E come la pensa chi sceglie strade diverse? “Non tutte le imprese – continua Bubbio – devono introdurre le pratiche di cost management, anche se queste crescono di utilità all’aumentare della complessità e delle strategie basate su una lettura della gestione per processi o strategie che suggeriscono il ricorso al project management. Coloro che scelgono di non adottarlo lo fanno, dati della survey alla mano, per una mancata conoscenza delle logiche, per ragioni di costi e per motivazioni insite nella natura dell’impresa stessa (opera in un business semplice, ha una bassa complessità nel processo produttivo, ha impostazioni strategico-organizzative diverse da quelle per processi/progetti)”.
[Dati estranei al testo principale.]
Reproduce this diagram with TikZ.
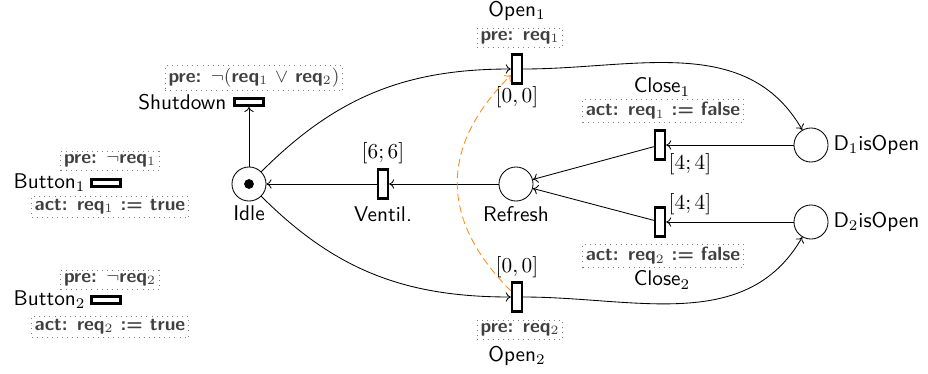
\documentclass[tikz,border=0pt]{standalone}
\usetikzlibrary{positioning,arrows.meta}
\definecolor{resetorange}{RGB}{255,140,26}
\tikzset{
  place/.style={circle, draw, minimum size=16pt, inner sep=0pt},
  vtrans/.style={rectangle, draw, line width=1.2pt, minimum width=4.6pt, minimum height=13.6pt, inner sep=0pt},
  htrans/.style={rectangle, draw, line width=1.2pt, minimum width=13.6pt, minimum height=3.4pt, inner sep=0pt},
  cond/.style={draw=gray, dotted, text=black!75, font=\sffamily\bfseries\small, inner sep=1.5pt},
  lbl/.style={font=\sffamily, inner sep=1pt},
  intv/.style={inner sep=1pt},
}
\begin{document}
\begin{tikzpicture}[x=0.47pt, y=0.47pt, >={To[length=2.4pt,width=4.4pt]}]
    \useasboundingbox (0,0) rectangle (928,373);

    % places
    \node[place] (idle) at (249,189) {};
    \node[circle, fill, inner sep=0pt, minimum size=4.6pt] (token) at (idle) {};
    \node[place] (refresh) at (516,189) {};
    \node[place] (d1) at (811,228) {};
    \node[place] (d2) at (811,151) {};
    \node[lbl] (idlelbl) at (249,160) {Idle};
    \node[lbl] (refreshlbl) at (516,159) {Refresh};
    \node[lbl, anchor=west] (d1lbl) at (831,228) {D$_1$isOpen};
    \node[lbl, anchor=west] (d2lbl) at (831,151) {D$_2$isOpen};

    % transitions
    \node[vtrans] (open1) at (517,304) {};
    \node[vtrans] (open2) at (517,76) {};
    \node[vtrans] (ventil) at (383,189) {};
    \node[vtrans] (close1) at (660,228) {};
    \node[vtrans] (close2) at (660,151) {};
    \node[htrans] (shutdown) at (249,271) {};
    \node[htrans] (button1) at (106,190) {};
    \node[htrans] (button2) at (106,73) {};

    \node[lbl] (open1lbl) at (517,362) {Open$_1$};
    \node[cond] (open1pre) at (520,335) {pre: req$_1$};
    \node[intv] (open1time) at (517,276) {$[0,0]$};
    \node[intv] (open2time) at (517,106) {$[0,0]$};
    \node[cond] (open2pre) at (520,43) {pre: req$_2$};
    \node[lbl] (open2lbl) at (517,17) {Open$_2$};
    \node[intv] (ventiltime) at (383,220) {$[6;6]$};
    \node[lbl] (ventillbl) at (383,159) {Ventil.};
    \node[lbl] (close1lbl) at (662,286) {Close$_1$};
    \node[cond] (close1act) at (663,262) {act: req$_1$ := false};
    \node[intv] (close1time) at (690,209) {$[4;4]$};
    \node[intv] (close2time) at (690,169) {$[4;4]$};
    \node[cond] (close2act) at (663,117) {act: req$_2$ := false};
    \node[lbl] (close2lbl) at (662,93) {Close$_2$};
    \node[lbl, anchor=east] (shutdownlbl) at (229,271) {Shutdown};
    \node[cond] (shutdownpre) at (254,295) {pre: $\neg($req$_1$ $\vee$ req$_2)$};
    \node[lbl, anchor=east] (button1lbl) at (88,190) {Button$_1$};
    \node[cond] (button1pre) at (110,212) {pre: $\neg$req$_1$};
    \node[cond] (button1act) at (110,166) {act: req$_1$ := true};
    \node[lbl, anchor=east] (button2lbl) at (88,73) {Button$_2$};
    \node[cond] (button2pre) at (110,93) {pre: $\neg$req$_2$};
    \node[cond] (button2act) at (110,46) {act: req$_2$ := true};

    % arcs
    \draw[->] (idle) -- (shutdown);
    \draw[->] (ventil) -- (idle);
    \draw[->] (refresh) -- (ventil);
    \draw[->] (close1) -- (refresh);
    \draw[->] (close2) -- (refresh);
    \draw[->] (d1) -- (close1);
    \draw[->] (d2) -- (close2);
    \draw[->] (idle) to[out=45,in=180] (open1);
    \draw[->] (idle) to[out=-45,in=180] (open2);
    \draw[->] (open1) to[out=0,in=120] (d1);
    \draw[->] (open2) to[out=0,in=-120] (d2);
    \draw[->, resetorange, dash pattern=on 3.5pt off 2pt] (open2) to[bend left=45, looseness=1.2] (open1);
\end{tikzpicture}
\end{document}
Tornando al totale delle imprese che hanno già introdotto le logiche di cost management, si può notare come circa la metà ha introdotto l’Activity Based Costing (Abc), talvolta con impostazioni meno analitiche del tipo process costing o Lean Accounting. Molte di queste imprese hanno poi abbinato a queste impostazioni del sistema l’utilizzo di altri strumenti come Project management accounting, Target costing, Quality costing, Life cycle costing, Total cost of ownership, Throughput accounting.
Dal punto di vista del metodo di calcolo adottato, c’è una netta prevalenza del Full Costing (55%) seguito dal Traceable costing (33,6%), mentre la percentuale delle imprese che ha applicato il variable costing rappresenta solo il 13,3%. Infine, il 4% è ricorso a soluzioni ibride.
“A livello di soluzioni informatiche utilizzate – continua il prof. Bubbio – emerge che c’è solo l’imbarazzo della scelta tra Sap, seguita dagli Erp di Oracle e Formula-Sage e software più mirati come quello di Cosman. Insomma dal punto di vista informatico, con l’arrivo anche del digitale, non ci sono più scuse.
In linea generale, il «quadro» che emerge dalla ricerca è positivo: le imprese italiane in materia di analisi e calcolo dei costi si stanno aprendo a nuovi approcci e a nuovi strumenti che la teoria già da tempo ha messo a disposizione e che, in logica di confronto competitivo, molte imprese estere già hanno adottato”.